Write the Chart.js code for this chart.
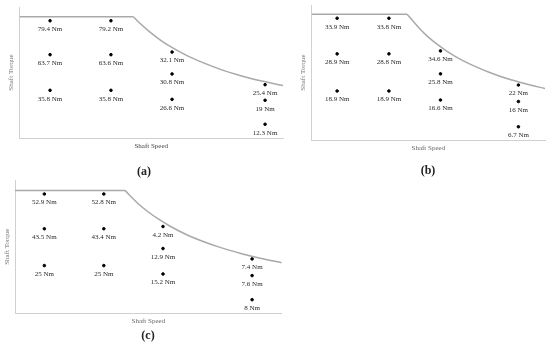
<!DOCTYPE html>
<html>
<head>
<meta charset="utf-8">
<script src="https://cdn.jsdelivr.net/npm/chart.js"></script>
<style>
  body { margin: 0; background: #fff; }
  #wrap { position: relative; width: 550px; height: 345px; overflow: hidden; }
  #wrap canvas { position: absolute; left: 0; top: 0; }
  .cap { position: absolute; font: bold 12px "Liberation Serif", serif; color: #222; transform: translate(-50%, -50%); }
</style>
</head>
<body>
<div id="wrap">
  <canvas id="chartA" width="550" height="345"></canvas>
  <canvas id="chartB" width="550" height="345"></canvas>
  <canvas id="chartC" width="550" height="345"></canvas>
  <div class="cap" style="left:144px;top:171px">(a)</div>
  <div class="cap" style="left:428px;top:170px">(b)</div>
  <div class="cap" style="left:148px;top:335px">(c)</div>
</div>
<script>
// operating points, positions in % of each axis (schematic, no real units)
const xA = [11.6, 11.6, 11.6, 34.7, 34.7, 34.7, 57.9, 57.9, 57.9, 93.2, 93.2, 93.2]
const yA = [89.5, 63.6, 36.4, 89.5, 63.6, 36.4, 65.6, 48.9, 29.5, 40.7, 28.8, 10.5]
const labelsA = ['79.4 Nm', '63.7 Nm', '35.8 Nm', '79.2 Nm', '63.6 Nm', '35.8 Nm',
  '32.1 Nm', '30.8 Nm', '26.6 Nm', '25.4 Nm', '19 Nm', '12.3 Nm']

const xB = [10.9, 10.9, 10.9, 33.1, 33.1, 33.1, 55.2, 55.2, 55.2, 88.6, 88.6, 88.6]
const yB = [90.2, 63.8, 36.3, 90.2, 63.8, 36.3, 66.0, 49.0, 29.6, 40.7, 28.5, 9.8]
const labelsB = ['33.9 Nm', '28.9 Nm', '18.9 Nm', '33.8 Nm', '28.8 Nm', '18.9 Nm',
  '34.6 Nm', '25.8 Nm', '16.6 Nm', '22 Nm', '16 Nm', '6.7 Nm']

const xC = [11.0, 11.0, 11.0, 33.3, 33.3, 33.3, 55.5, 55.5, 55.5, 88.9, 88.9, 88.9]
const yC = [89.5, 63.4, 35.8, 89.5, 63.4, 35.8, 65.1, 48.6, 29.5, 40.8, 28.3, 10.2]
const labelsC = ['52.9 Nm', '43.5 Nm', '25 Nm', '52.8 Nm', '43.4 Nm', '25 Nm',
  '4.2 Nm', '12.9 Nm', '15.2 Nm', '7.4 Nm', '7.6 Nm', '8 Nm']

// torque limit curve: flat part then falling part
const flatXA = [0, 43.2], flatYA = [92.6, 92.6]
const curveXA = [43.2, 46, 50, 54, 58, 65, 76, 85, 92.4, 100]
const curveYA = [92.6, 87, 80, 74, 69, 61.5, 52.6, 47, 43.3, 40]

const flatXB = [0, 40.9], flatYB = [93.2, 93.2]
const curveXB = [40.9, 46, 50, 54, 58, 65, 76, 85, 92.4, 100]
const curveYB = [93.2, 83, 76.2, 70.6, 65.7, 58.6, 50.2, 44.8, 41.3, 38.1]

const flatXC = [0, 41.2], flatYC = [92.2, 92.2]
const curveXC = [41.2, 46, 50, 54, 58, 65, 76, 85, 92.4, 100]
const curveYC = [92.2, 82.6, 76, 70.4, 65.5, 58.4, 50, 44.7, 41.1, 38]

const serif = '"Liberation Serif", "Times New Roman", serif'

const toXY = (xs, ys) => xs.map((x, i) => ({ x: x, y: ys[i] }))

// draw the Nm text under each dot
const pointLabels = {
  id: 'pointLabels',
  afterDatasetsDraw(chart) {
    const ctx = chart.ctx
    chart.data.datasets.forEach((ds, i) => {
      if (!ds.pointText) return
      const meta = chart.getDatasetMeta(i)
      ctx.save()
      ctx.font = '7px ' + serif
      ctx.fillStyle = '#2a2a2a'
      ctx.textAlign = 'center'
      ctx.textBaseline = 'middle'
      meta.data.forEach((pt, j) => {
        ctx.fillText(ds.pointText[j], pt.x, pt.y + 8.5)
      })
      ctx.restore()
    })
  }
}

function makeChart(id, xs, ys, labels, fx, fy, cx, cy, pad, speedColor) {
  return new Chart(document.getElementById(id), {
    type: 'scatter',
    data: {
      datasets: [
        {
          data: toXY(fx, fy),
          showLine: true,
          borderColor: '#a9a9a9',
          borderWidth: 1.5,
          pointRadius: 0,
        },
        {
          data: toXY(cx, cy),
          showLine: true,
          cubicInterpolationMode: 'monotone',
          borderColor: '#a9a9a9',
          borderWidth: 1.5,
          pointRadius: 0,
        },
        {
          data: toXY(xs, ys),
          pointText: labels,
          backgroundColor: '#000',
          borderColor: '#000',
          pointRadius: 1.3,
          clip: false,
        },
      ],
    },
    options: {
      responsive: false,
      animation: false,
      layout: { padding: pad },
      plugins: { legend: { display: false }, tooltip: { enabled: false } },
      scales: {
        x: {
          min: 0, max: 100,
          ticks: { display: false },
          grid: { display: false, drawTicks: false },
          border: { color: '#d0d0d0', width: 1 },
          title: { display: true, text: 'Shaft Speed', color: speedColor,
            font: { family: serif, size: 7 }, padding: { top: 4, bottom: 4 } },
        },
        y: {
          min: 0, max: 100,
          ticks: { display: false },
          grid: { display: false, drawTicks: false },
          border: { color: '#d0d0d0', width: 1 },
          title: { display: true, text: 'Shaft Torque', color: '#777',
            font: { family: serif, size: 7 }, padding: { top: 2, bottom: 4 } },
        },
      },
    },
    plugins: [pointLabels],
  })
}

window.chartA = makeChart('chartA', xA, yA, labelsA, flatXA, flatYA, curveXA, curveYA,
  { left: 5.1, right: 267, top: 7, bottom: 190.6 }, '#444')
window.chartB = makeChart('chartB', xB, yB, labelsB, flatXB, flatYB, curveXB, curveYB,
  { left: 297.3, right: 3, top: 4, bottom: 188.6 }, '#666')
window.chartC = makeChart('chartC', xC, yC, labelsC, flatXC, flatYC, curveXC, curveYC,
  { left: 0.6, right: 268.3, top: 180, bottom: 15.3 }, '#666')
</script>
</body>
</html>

####################

Would you reproduce the lines above, from the very first through the line containing "Nm', '12.3 Nm']", exactly and without the pictures?

Final answer:
Write the Chart.js code for this chart.
<!DOCTYPE html>
<html>
<head>
<meta charset="utf-8">
<script src="https://cdn.jsdelivr.net/npm/chart.js"></script>
<style>
  body { margin: 0; background: #fff; }
  #wrap { position: relative; width: 550px; height: 345px; overflow: hidden; }
  #wrap canvas { position: absolute; left: 0; top: 0; }
  .cap { position: absolute; font: bold 12px "Liberation Serif", serif; color: #222; transform: translate(-50%, -50%); }
</style>
</head>
<body>
<div id="wrap">
  <canvas id="chartA" width="550" height="345"></canvas>
  <canvas id="chartB" width="550" height="345"></canvas>
  <canvas id="chartC" width="550" height="345"></canvas>
  <div class="cap" style="left:144px;top:171px">(a)</div>
  <div class="cap" style="left:428px;top:170px">(b)</div>
  <div class="cap" style="left:148px;top:335px">(c)</div>
</div>
<script>
// operating points, positions in % of each axis (schematic, no real units)
const xA = [11.6, 11.6, 11.6, 34.7, 34.7, 34.7, 57.9, 57.9, 57.9, 93.2, 93.2, 93.2]
const yA = [89.5, 63.6, 36.4, 89.5, 63.6, 36.4, 65.6, 48.9, 29.5, 40.7, 28.8, 10.5]
const labelsA = ['79.4 Nm', '63.7 Nm', '35.8 Nm', '79.2 Nm', '63.6 Nm', '35.8 Nm',
  '32.1 Nm', '30.8 Nm', '26.6 Nm', '25.4 Nm', '19 Nm', '12.3 Nm']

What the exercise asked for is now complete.